The key idea of least squares is to find $\boldsymbol{\beta}$ such that the residual $\mathbf{y} - \mathbf{X} \boldsymbol{\beta}$ is minimized. Geometrically, this means that the residual should be orthogonal to the column space of the design matrix $\mathbf{X}$, which leads to the normal equation:

$$ \mathbf{X}^T (\mathbf{y} - \mathbf{X} \hat{\boldsymbol{\beta}}) = 0 $$

Expanding this:

$$ \mathbf{X}^T \mathbf{y} = \mathbf{X}^T \mathbf{X} \hat{\boldsymbol{\beta}} $$

This is the normal equation, which can be solved to find the least squares estimate $\hat{\boldsymbol{\beta}}$.

Solving the Normal Equation

Now, let’s compute the parts of the normal equation.

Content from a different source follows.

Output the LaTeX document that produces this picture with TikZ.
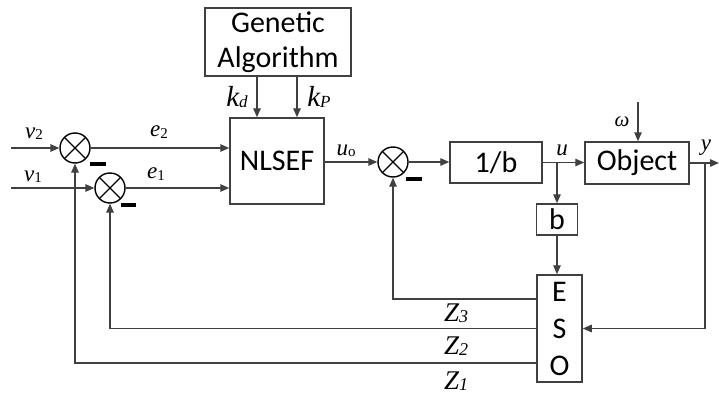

Compute $\mathbf{X}^T \mathbf{X}$

$$ \mathbf{X}^T \mathbf{X} = \begin{bmatrix} 1 & 1 & 1 & 1 \newline 1 & 2 & 3 & 4 \end{bmatrix} \begin{bmatrix} 1 & 1 \newline 1 & 2 \newline 1 & 3 \newline 1 & 4 \end{bmatrix} = \begin{bmatrix} 4 & 10 \newline 10 & 30 \end{bmatrix} $$

Compute $\mathbf{X}^T \mathbf{y}$

$$ \mathbf{X}^T \mathbf{y} = \begin{bmatrix} 1 & 1 & 1 & 1 \newline 1 & 2 & 3 & 4 \end{bmatrix} \begin{bmatrix} 2 \newline 3 \newline 5 \newline 7 \end{bmatrix} = \begin{bmatrix} 17 \newline 50 \end{bmatrix} $$

Solve the Normal Equation

Now we solve the normal equation:

$$ \begin{bmatrix} 4 & 10 \newline 10 & 30 \end{bmatrix} \hat{\boldsymbol{\beta}} = \begin{bmatrix} 17 \newline 50 \end{bmatrix} $$

To solve this, we first compute the inverse of $\mathbf{X}^T \mathbf{X}$:

$$ (\mathbf{X}^T \mathbf{X})^{-1} = \frac{1}{(4)(30) - (10)(10)} \begin{bmatrix} 30 & -10 \newline -10 & 4 \end{bmatrix} = \frac{1}{20} \begin{bmatrix} 30 & -10 \newline -10 & 4 \end{bmatrix} $$

Next, we compute $\hat{\boldsymbol{\beta}}$:

$$ \hat{\boldsymbol{\beta}} = (\mathbf{X}^T \mathbf{X})^{-1} \mathbf{X}^T \mathbf{y} $$

$$ \hat{\boldsymbol{\beta}} = \frac{1}{20} \begin{bmatrix} 30 & -10 \newline -10 & 4 \end{bmatrix} \begin{bmatrix} 17 \newline 50 \end{bmatrix} = \frac{1}{20} \begin{bmatrix} (30)(17) + (-10)(50) \newline (-10)(17) + (4)(50) \end{bmatrix} $$

$$ \hat{\boldsymbol{\beta}} = \frac{1}{20} \begin{bmatrix} 510 - 500 \newline -170 + 200 \end{bmatrix} = \frac{1}{20} \begin{bmatrix} 10 \newline 30 \end{bmatrix} = \begin{bmatrix} 0.5 \newline 1.5 \end{bmatrix} $$

Least Squares Estimate

By solving the normal equation, we find $\hat{\beta}_0 = 0.5$ and $\hat{\beta}_1 = 1.5$. Thus, the regression model is:

$$ \hat{y} = 0.5 + 1.5x $$

Conclusion

Using the projection approach, we see that the least squares estimate is the projection of the observation vector $\mathbf{y}$ onto the space spanned by the columns of the design matrix $\mathbf{X}$. By solving the normal equation, we found the parameters $\hat{\beta}_0 = 0.5$ and $\hat{\beta}_1 = 1.5$, which minimize the sum of squared errors.